How to show that $\sqrt[3]{3} + \sqrt{3} + \sqrt{2}$ is algebraic? How to show that $\sqrt[3]{3} + \sqrt{3} + \sqrt{2}$  is algebraic?
I know how to prove x = $\sqrt[3]{3} + \sqrt{2}$ and  x = $\sqrt{3} + \sqrt{2}$ , but the root doesn't disappear from $\sqrt[3]{3} + \sqrt{3} + \sqrt{2}$ .
I want to make an algebraic equation that has this as an solution.
 A: You can show that the polynomial of degree $2\cdot 2 \cdot 3 = 12$
$$\prod_{\epsilon^2 = \epsilon'^2 = \omega^3=1} ( x -\epsilon \sqrt{2} -\epsilon' \sqrt{3} - \omega \sqrt[3]{3})$$
has integral coefficients and your number as a root.
In general you cook up a polynomial formed from all possible sums of roots in a similar way ( here use roots of $x^2-2$, $x^2-3$, $x^3-3$ ).
More hints: the above polynomial equals
$$\prod ((x\pm \sqrt{2}\pm \sqrt{3})^3 - 3)$$
A: Here is a Simpler Approach , which intuitively shows that we will have Integer Co-efficient Equation.
Let $(x-\sqrt{2}+\sqrt{3})=(\sqrt[3]{3})$
Cubing both sides , we get :
Let $(x-\sqrt{2}+\sqrt{3})^3=(3)$
Here I will use $@$ to indicate some arbitrary Co-efficient having only Integers or $x$ or Powers. Every $@$ is a new instance , not connected to every other $@$.
In case I have to refer to the actual value , I will use $A,B,C,D$ to indicate some arbitrary Co-efficient having only Integers or $x$ or Powers.
When we expand the Cube, we will get :
$(@+@\sqrt{2}+@\sqrt{3}+@\sqrt{6})=(3)$
It looks like we got rid of $\sqrt[3]{3}$ , but introduced $\sqrt{6}$ !
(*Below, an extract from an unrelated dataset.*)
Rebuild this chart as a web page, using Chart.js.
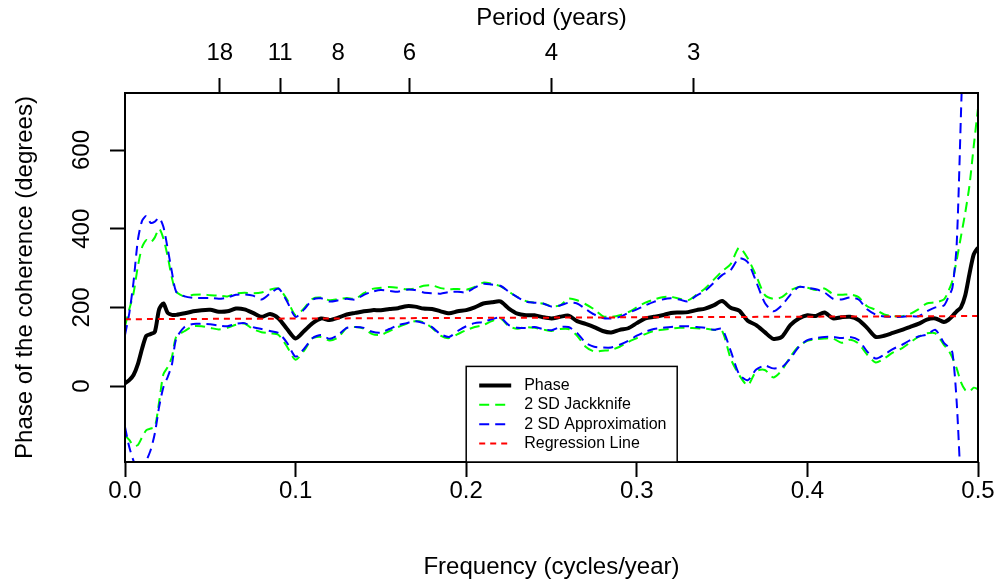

Move the terms around , to get this :
$(A+B\sqrt{6})=(@\sqrt{2}+@\sqrt{3})$
Multiply both sides by $(A-B\sqrt{6})$
We get :
$(A^2-6B^2)=(@\sqrt{2}+@\sqrt{3})$ & we have got rid of the $\sqrt{6}$ !
Square both sides , to get :
$(@)=(@+@\sqrt{6})$ & we have again introduced $\sqrt{6}$ while getting rid of $\sqrt{2}$ & $\sqrt{3}$ !
Move the terms around to get this :
$(C)=(D\sqrt{6})$
Squaring both sides again , we get the Integer Co-efficient Equation which has the given root & other roots :
$(C^2)=(6D^2)$
The Degree is $3 \times 2 \times 2 \times 2 = 24$
Hence the given number is Algebraic.